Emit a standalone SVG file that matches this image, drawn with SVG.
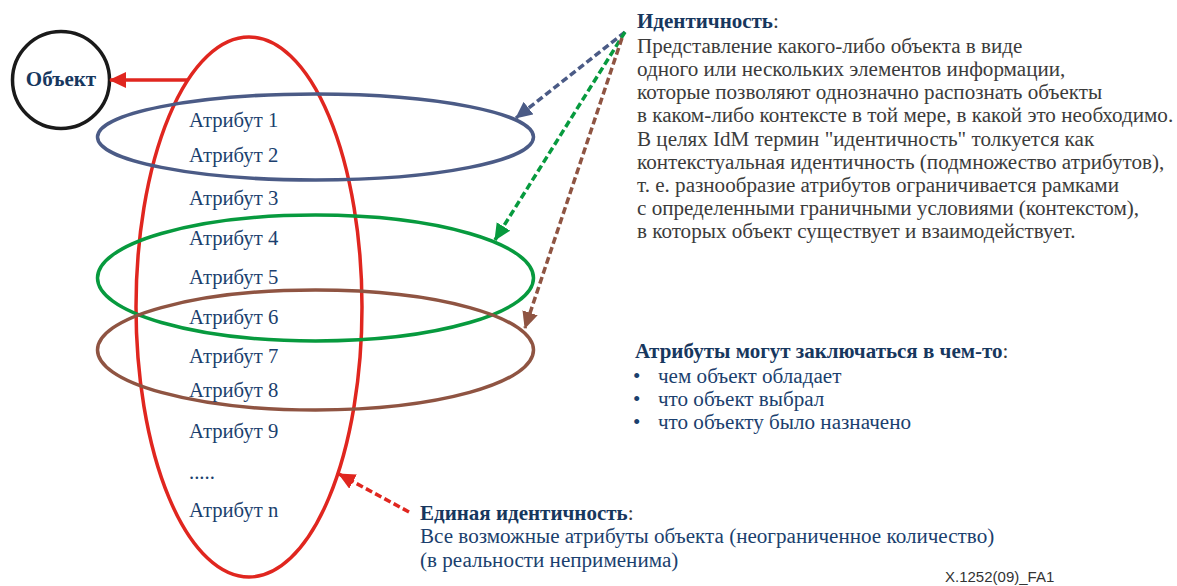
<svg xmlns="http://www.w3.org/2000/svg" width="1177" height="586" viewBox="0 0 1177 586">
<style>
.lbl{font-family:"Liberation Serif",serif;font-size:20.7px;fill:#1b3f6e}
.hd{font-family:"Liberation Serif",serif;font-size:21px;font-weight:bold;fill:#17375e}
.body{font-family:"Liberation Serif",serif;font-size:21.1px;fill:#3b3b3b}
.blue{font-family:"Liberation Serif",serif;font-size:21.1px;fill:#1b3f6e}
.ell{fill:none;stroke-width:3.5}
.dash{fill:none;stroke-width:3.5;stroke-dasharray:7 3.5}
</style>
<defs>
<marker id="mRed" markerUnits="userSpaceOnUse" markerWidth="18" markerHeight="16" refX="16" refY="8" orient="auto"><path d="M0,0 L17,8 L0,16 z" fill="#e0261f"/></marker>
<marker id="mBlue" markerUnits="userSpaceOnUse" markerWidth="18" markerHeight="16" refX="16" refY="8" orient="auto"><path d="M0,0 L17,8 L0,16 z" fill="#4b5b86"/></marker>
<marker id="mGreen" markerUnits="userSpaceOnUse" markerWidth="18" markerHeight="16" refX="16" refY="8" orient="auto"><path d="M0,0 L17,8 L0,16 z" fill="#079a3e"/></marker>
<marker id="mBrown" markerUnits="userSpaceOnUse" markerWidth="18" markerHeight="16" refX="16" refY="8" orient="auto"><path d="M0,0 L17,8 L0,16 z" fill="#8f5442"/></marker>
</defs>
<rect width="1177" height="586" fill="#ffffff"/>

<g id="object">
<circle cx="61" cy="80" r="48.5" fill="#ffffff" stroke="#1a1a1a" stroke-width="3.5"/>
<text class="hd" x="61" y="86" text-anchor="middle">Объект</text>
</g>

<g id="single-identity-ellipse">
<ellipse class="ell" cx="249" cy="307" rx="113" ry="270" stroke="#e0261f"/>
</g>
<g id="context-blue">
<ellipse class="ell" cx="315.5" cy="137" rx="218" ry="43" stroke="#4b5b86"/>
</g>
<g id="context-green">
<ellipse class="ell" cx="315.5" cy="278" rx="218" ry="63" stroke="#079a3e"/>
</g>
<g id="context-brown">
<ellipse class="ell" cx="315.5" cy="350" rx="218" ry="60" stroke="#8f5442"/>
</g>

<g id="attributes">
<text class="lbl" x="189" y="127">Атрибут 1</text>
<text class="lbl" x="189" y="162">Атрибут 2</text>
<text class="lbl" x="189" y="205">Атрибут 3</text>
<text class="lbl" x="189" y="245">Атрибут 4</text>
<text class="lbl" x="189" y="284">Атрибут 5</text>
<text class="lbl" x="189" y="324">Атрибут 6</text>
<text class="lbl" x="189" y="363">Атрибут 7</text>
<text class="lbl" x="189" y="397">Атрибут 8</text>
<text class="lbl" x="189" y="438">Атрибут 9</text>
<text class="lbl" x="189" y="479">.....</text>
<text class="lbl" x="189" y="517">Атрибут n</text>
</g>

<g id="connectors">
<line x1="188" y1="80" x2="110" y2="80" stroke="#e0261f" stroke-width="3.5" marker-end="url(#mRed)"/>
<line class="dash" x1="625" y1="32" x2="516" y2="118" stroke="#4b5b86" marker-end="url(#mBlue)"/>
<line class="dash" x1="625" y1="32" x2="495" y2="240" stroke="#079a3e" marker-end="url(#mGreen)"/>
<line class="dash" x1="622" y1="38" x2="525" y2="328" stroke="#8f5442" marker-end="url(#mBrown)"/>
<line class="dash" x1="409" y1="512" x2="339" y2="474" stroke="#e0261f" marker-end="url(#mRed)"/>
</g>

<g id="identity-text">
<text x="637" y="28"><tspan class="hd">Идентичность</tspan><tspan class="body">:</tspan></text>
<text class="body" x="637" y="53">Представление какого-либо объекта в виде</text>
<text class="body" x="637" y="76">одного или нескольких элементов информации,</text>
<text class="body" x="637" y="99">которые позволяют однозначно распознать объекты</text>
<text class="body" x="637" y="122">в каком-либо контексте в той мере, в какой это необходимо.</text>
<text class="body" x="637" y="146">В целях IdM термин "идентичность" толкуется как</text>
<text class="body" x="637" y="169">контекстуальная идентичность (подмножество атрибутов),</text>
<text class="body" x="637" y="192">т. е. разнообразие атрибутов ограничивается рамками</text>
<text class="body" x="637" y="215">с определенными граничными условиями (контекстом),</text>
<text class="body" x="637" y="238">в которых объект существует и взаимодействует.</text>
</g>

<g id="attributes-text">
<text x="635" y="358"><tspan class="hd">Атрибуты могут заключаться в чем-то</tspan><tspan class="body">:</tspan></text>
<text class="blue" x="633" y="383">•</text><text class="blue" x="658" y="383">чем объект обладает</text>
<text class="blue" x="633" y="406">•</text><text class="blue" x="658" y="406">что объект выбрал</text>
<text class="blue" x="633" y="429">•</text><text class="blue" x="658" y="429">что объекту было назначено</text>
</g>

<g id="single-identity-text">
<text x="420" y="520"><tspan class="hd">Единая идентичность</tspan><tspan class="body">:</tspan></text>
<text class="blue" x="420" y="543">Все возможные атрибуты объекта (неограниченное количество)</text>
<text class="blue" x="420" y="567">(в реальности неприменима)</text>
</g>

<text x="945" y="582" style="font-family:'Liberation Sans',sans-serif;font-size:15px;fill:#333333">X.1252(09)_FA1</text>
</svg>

==============================

Set every line down exactly as written, leaving each picture out.

Emit a standalone SVG file that matches this image, drawn with SVG.
<svg xmlns="http://www.w3.org/2000/svg" width="1177" height="586" viewBox="0 0 1177 586">
<style>
.lbl{font-family:"Liberation Serif",serif;font-size:20.7px;fill:#1b3f6e}
.hd{font-family:"Liberation Serif",serif;font-size:21px;font-weight:bold;fill:#17375e}
.body{font-family:"Liberation Serif",serif;font-size:21.1px;fill:#3b3b3b}
.blue{font-family:"Liberation Serif",serif;font-size:21.1px;fill:#1b3f6e}
.ell{fill:none;stroke-width:3.5}
.dash{fill:none;stroke-width:3.5;stroke-dasharray:7 3.5}
</style>
<defs>
<marker id="mRed" markerUnits="userSpaceOnUse" markerWidth="18" markerHeight="16" refX="16" refY="8" orient="auto"><path d="M0,0 L17,8 L0,16 z" fill="#e0261f"/></marker>
<marker id="mBlue" markerUnits="userSpaceOnUse" markerWidth="18" markerHeight="16" refX="16" refY="8" orient="auto"><path d="M0,0 L17,8 L0,16 z" fill="#4b5b86"/></marker>
<marker id="mGreen" markerUnits="userSpaceOnUse" markerWidth="18" markerHeight="16" refX="16" refY="8" orient="auto"><path d="M0,0 L17,8 L0,16 z" fill="#079a3e"/></marker>
<marker id="mBrown" markerUnits="userSpaceOnUse" markerWidth="18" markerHeight="16" refX="16" refY="8" orient="auto"><path d="M0,0 L17,8 L0,16 z" fill="#8f5442"/></marker>
</defs>
<rect width="1177" height="586" fill="#ffffff"/>

<g id="object">
<circle cx="61" cy="80" r="48.5" fill="#ffffff" stroke="#1a1a1a" stroke-width="3.5"/>
<text class="hd" x="61" y="86" text-anchor="middle">Объект</text>
</g>

<g id="single-identity-ellipse">
<ellipse class="ell" cx="249" cy="307" rx="113" ry="270" stroke="#e0261f"/>
</g>
<g id="context-blue">
<ellipse class="ell" cx="315.5" cy="137" rx="218" ry="43" stroke="#4b5b86"/>
</g>
<g id="context-green">
<ellipse class="ell" cx="315.5" cy="278" rx="218" ry="63" stroke="#079a3e"/>
</g>
<g id="context-brown">
<ellipse class="ell" cx="315.5" cy="350" rx="218" ry="60" stroke="#8f5442"/>
</g>

<g id="attributes">
<text class="lbl" x="189" y="127">Атрибут 1</text>
<text class="lbl" x="189" y="162">Атрибут 2</text>
<text class="lbl" x="189" y="205">Атрибут 3</text>
<text class="lbl" x="189" y="245">Атрибут 4</text>
<text class="lbl" x="189" y="284">Атрибут 5</text>
<text class="lbl" x="189" y="324">Атрибут 6</text>
<text class="lbl" x="189" y="363">Атрибут 7</text>
<text class="lbl" x="189" y="397">Атрибут 8</text>
<text class="lbl" x="189" y="438">Атрибут 9</text>
<text class="lbl" x="189" y="479">.....</text>
<text class="lbl" x="189" y="517">Атрибут n</text>
</g>

<g id="connectors">
<line x1="188" y1="80" x2="110" y2="80" stroke="#e0261f" stroke-width="3.5" marker-end="url(#mRed)"/>
<line class="dash" x1="625" y1="32" x2="516" y2="118" stroke="#4b5b86" marker-end="url(#mBlue)"/>
<line class="dash" x1="625" y1="32" x2="495" y2="240" stroke="#079a3e" marker-end="url(#mGreen)"/>
<line class="dash" x1="622" y1="38" x2="525" y2="328" stroke="#8f5442" marker-end="url(#mBrown)"/>
<line class="dash" x1="409" y1="512" x2="339" y2="474" stroke="#e0261f" marker-end="url(#mRed)"/>
</g>

<g id="identity-text">
<text x="637" y="28"><tspan class="hd">Идентичность</tspan><tspan class="body">:</tspan></text>
<text class="body" x="637" y="53">Представление какого-либо объекта в виде</text>
<text class="body" x="637" y="76">одного или нескольких элементов информации,</text>
<text class="body" x="637" y="99">которые позволяют однозначно распознать объекты</text>
<text class="body" x="637" y="122">в каком-либо контексте в той мере, в какой это необходимо.</text>
<text class="body" x="637" y="146">В целях IdM термин "идентичность" толкуется как</text>
<text class="body" x="637" y="169">контекстуальная идентичность (подмножество атрибутов),</text>
<text class="body" x="637" y="192">т. е. разнообразие атрибутов ограничивается рамками</text>
<text class="body" x="637" y="215">с определенными граничными условиями (контекстом),</text>
<text class="body" x="637" y="238">в которых объект существует и взаимодействует.</text>
</g>

<g id="attributes-text">
<text x="635" y="358"><tspan class="hd">Атрибуты могут заключаться в чем-то</tspan><tspan class="body">:</tspan></text>
<text class="blue" x="633" y="383">•</text><text class="blue" x="658" y="383">чем объект обладает</text>
<text class="blue" x="633" y="406">•</text><text class="blue" x="658" y="406">что объект выбрал</text>
<text class="blue" x="633" y="429">•</text><text class="blue" x="658" y="429">что объекту было назначено</text>
</g>

<g id="single-identity-text">
<text x="420" y="520"><tspan class="hd">Единая идентичность</tspan><tspan class="body">:</tspan></text>
<text class="blue" x="420" y="543">Все возможные атрибуты объекта (неограниченное количество)</text>
<text class="blue" x="420" y="567">(в реальности неприменима)</text>
</g>

<text x="945" y="582" style="font-family:'Liberation Sans',sans-serif;font-size:15px;fill:#333333">X.1252(09)_FA1</text>
</svg>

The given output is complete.